By Rodney Muhumuza and Ignatius Ssuuna — Associated Press, Thursday 16 June 2022
KIGALI, Rwanda (AP) — With fresh coats of paint and streets swept clean, Rwanda’s capital is preparing for The Commonwealth Heads of Government Summit, bringing leaders of the 54-nation group of mostly former British colonies whose relevance is sometimes questioned. President Paul Kagame will host Prince Charles, UK Prime Minister Boris Johnson, and scores of world leaders in the summit scheduled for June 20–25. The summit will highlight Rwanda’s stability and relative prosperity under Kagame’s rule, and will also focus attention on Rwanda’s widely criticised deal with Britain to deport asylum-seekers from The UK to Rwanda — legal challenges stopped a flight that would have brought the first group just days before the summit.

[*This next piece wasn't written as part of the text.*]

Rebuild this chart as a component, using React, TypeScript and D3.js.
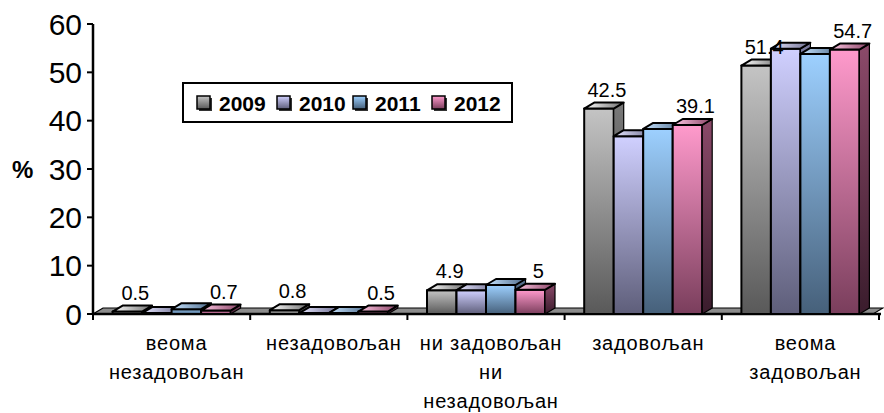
import React from 'react';
import * as d3 from 'd3';

const categoryLines: string[][] = [
  ['веома', 'незадовољан'],
  ['незадовољан'],
  ['ни задовољан', 'ни', 'незадовољан'],
  ['задовољан'],
  ['веома', 'задовољан'],
];
const years = ['2009', '2010', '2011', '2012'];
const s2009 = [0.5, 0.8, 4.9, 42.5, 51.4];
const s2010 = [0.2, 0.2, 4.9, 36.8, 54.9];
const s2011 = [1.0, 0.2, 6.0, 38.3, 53.8];
const s2012 = [0.7, 0.5, 5.0, 39.1, 54.7];
const labelledYears = ['2009', '2012'];
const yTicks = [0, 10, 20, 30, 40, 50, 60];
const yTitle = '%';

const seriesValues = [s2009, s2010, s2011, s2012];

const palette = [
  { ft: '#c4c4c4', fb: '#595959', st: '#7a7a7a', sb: '#2e2e2e', tp1: '#ffffff', tp2: '#6e6e6e' },
  { ft: '#d0d0ff', fb: '#5e5e7a', st: '#7c7ca0', sb: '#2e2e40', tp1: '#e6e6ff', tp2: '#6e6e90' },
  { ft: '#9dd0ff', fb: '#46607a', st: '#5b7896', sb: '#223040', tp1: '#c8e4ff', tp2: '#4e6c8c' },
  { ft: '#ff9acc', fb: '#7a3e5c', st: '#8c4a6a', sb: '#3a1c2c', tp1: '#ffc8e4', tp2: '#8a4466' },
];

const W = 884;
const H = 413;
const DX = 10;
const DY = -6;
const font = '"Liberation Sans", Arial, sans-serif';

export default function App() {
  const x0 = 93;
  const x1 = 879;
  const y = d3.scaleLinear().domain([0, 60]).range([314, 24]);
  const xCat = d3
    .scaleBand<number>()
    .domain(d3.range(categoryLines.length))
    .range([x0, x1])
    .paddingInner(0)
    .paddingOuter(0);
  const groupW = 118;
  const xYear = d3
    .scaleBand<string>()
    .domain(years)
    .range([(xCat.bandwidth() - groupW) / 2, (xCat.bandwidth() - groupW) / 2 + groupW])
    .padding(0);
  const bw = xYear.bandwidth();
  const base = y(0);

  const bars: React.ReactNode[] = [];
  const labels: React.ReactNode[] = [];
  categoryLines.forEach((_, ci) => {
    years.forEach((yr, si) => {
      const v = seriesValues[si][ci];
      const xl = (xCat(ci) as number) + (xYear(yr) as number);
      const xr = xl + bw;
      const yt = y(v);
      const key = `${ci}-${si}`;
      bars.push(
        <g key={key}>
          <rect x={xl} y={yt} width={bw} height={base - yt} fill={`url(#front${si})`} stroke="#000" strokeWidth={2} strokeLinejoin="round" />
          <polygon
            points={`${xr},${yt} ${xr + DX},${yt + DY} ${xr + DX},${base + DY} ${xr},${base}`}
            fill={`url(#side${si})`}
            stroke="#000"
            strokeWidth={1.2}
            strokeLinejoin="round"
          />
          <polygon
            points={`${xl},${yt} ${xl + DX},${yt + DY} ${xr + DX},${yt + DY} ${xr},${yt}`}
            fill={`url(#top${si})`}
            stroke="#000"
            strokeWidth={2}
            strokeLinejoin="round"
          />
        </g>
      );
      if (labelledYears.includes(yr)) {
        labels.push(
          <text key={'l' + key} x={xl + bw / 2 + 8} y={yt - 12} textAnchor="middle" fontSize={20} fontFamily={font} fill="#000">
            {String(v)}
          </text>
        );
      }
    });
  });

  const legendX = [197, 277, 353, 432];

  return (
    <svg width={W} height={H} style={{ position: 'absolute', left: 0, top: 0, background: '#fff' }}>
      <defs>
        {palette.map((p, i) => (
          <React.Fragment key={i}>
            <linearGradient id={`front${i}`} x1="0" y1="0" x2="0" y2="1">
              <stop offset="0" stopColor={p.ft} />
              <stop offset="1" stopColor={p.fb} />
            </linearGradient>
            <linearGradient id={`side${i}`} x1="0" y1="0" x2="0" y2="1">
              <stop offset="0" stopColor={p.st} />
              <stop offset="1" stopColor={p.sb} />
            </linearGradient>
            <linearGradient id={`top${i}`} x1="0" y1="0" x2="1" y2="0">
              <stop offset="0" stopColor={p.tp1} />
              <stop offset="1" stopColor={p.tp2} />
            </linearGradient>
          </React.Fragment>
        ))}
      </defs>

      <polygon
        points={`${x0},${base} ${x1 - 6},${base} ${x1 + 4},${base + DY} ${x0 + DX},${base + DY}`}
        fill="#8c8c8c"
        stroke="#000"
        strokeWidth={1.2}
      />

      <line x1={x0} y1={y(60)} x2={x0} y2={base} stroke="#000" strokeWidth={2.5} />
      {yTicks.map((t) => (
        <g key={t}>
          <line x1={x0 - 6} x2={x0} y1={y(t)} y2={y(t)} stroke="#000" strokeWidth={2} />
          <text x={82} y={y(t)} dy="0.36em" textAnchor="end" fontSize={30} fontFamily={font} fill="#000">
            {t}
          </text>
        </g>
      ))}
      <text x={12} y={y(30)} dy="0.36em" fontSize={24} fontWeight="bold" fontFamily={font} fill="#000">
        {yTitle}
      </text>

      <line x1={x0} x2={x1 + 2} y1={base} y2={base} stroke="#000" strokeWidth={2.5} />
      {d3.range(categoryLines.length + 1).map((i) => {
        const xx = x0 + i * xCat.bandwidth();
        return <line key={i} x1={xx} x2={xx} y1={base} y2={base + 6} stroke="#000" strokeWidth={2} />;
      })}

      {bars}
      {labels}

      {categoryLines.map((lines, ci) => (
        <text key={ci} textAnchor="middle" fontSize={20} letterSpacing={0.8} fontFamily={font} fill="#000">
          {lines.map((ln, li) => (
            <tspan key={li} x={(xCat(ci) as number) + xCat.bandwidth() / 2 + 5} y={350 + li * 29}>
              {ln}
            </tspan>
          ))}
        </text>
      ))}

      <rect x={183} y={83} width={329} height={39} fill="#fff" stroke="#000" strokeWidth={2} />
      {years.map((yr, i) => (
        <g key={yr}>
          <rect x={legendX[i] + 2} y={98} width={13} height={13} fill="#333" />
          <rect x={legendX[i]} y={96} width={13} height={13} fill={`url(#front${i})`} stroke="#000" strokeWidth={1.5} />
          <text x={legendX[i] + 22} y={111} fontSize={21} fontWeight="bold" fontFamily={font} fill="#000">
            {yr}
          </text>
        </g>
      ))}
    </svg>
  );
}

Observers question what the Commonwealth means for its diverse membership. “The Commonwealth is relevant, but the question is to whom? Do governments get political capital out of it? You profile your country, you profile your name,” said Mwambutsya Ndebesa, a political historian at Uganda’s Makerere University. Dias Nyesiga, a business consultant in Kigali, offered a sharper critique: “The former master’s underlying motivation is not good governance in Africa, or improvement on the human rights platform, but influence-seeking.” Trade between Britain and Commonwealth countries has declined; the bloc accounted for only about 9% of The UK’s total trade by 2020, with the value of exports to the Commonwealth falling 16% between 2019 and 2020. With China now Africa’s leading trade partner, the UK’s political influence in its former colonies has waned significantly.